Earlier in Sanchez’s UFC career, the former high school state champion wrestler was able to impose his will through a relentless blend of takedowns and grappling. As time has passed, his wrestling has not been as reliable as it once was. Unable to get his opponents down, Sanchez spends much of his time in the Octagon attempting to draw his foes into slugfests.
When it works, the results are spectacular -- even when doesn’t win. His crowd-pleasing clash with Gilbert Melendez at UFC 166 -- a 2013 “Fight of the Year” candidate -- is a prime example. When it fails, a lopsided loss like the one he suffered at the hands of Jury results.
What Winkeljohn wants to see against Pearson is the tenacity Sanchez displayed at UFC 166 blended with a little more technical acumen.

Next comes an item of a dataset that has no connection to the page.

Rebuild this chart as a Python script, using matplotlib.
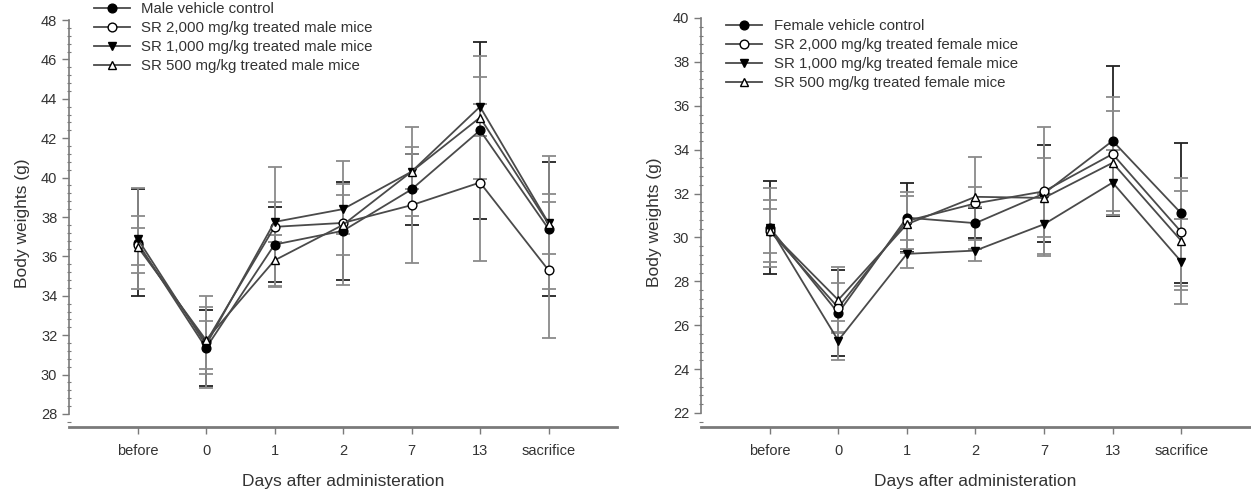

“That wasn’t the best Diego we saw against Myles Jury,” Winkeljohn said. “A little more aggressive Diego but being smart with what he does is what we’re going to see in this fight... Diego in the past has been able to overwhelm people, but it’s going to be a little harder to do that with Ross Pearson because he’s so talented. I think everybody is going to see a new and improved Diego that understands being in the right place so he doesn’t have to get hit and can finish his takedown.”
When Sanchez talks about everything coming full circle, maybe he doesn’t mention Winkeljohn directly, but the same rationale applies. Winkeljohn, along with Greg Jackson, helped Sanchez develop into the fighter he is today. In turn, Sanchez’s rise to stardom put the Jackson-Wink gym on the fast track to becoming an international MMA hub.
Without him, that process could very well have taken much longer.
“I think a couple [more] years, no doubt,” Winkeljohn said. “Diego’s a big part of why we’re here. I think people want to see what this is all about. This kid had this endless energy and determination, and [everyone] wanted to be a part of that. Keith Jardine was on the next [‘TUF’] and Rashad Evans came with him, but Diego started it all.”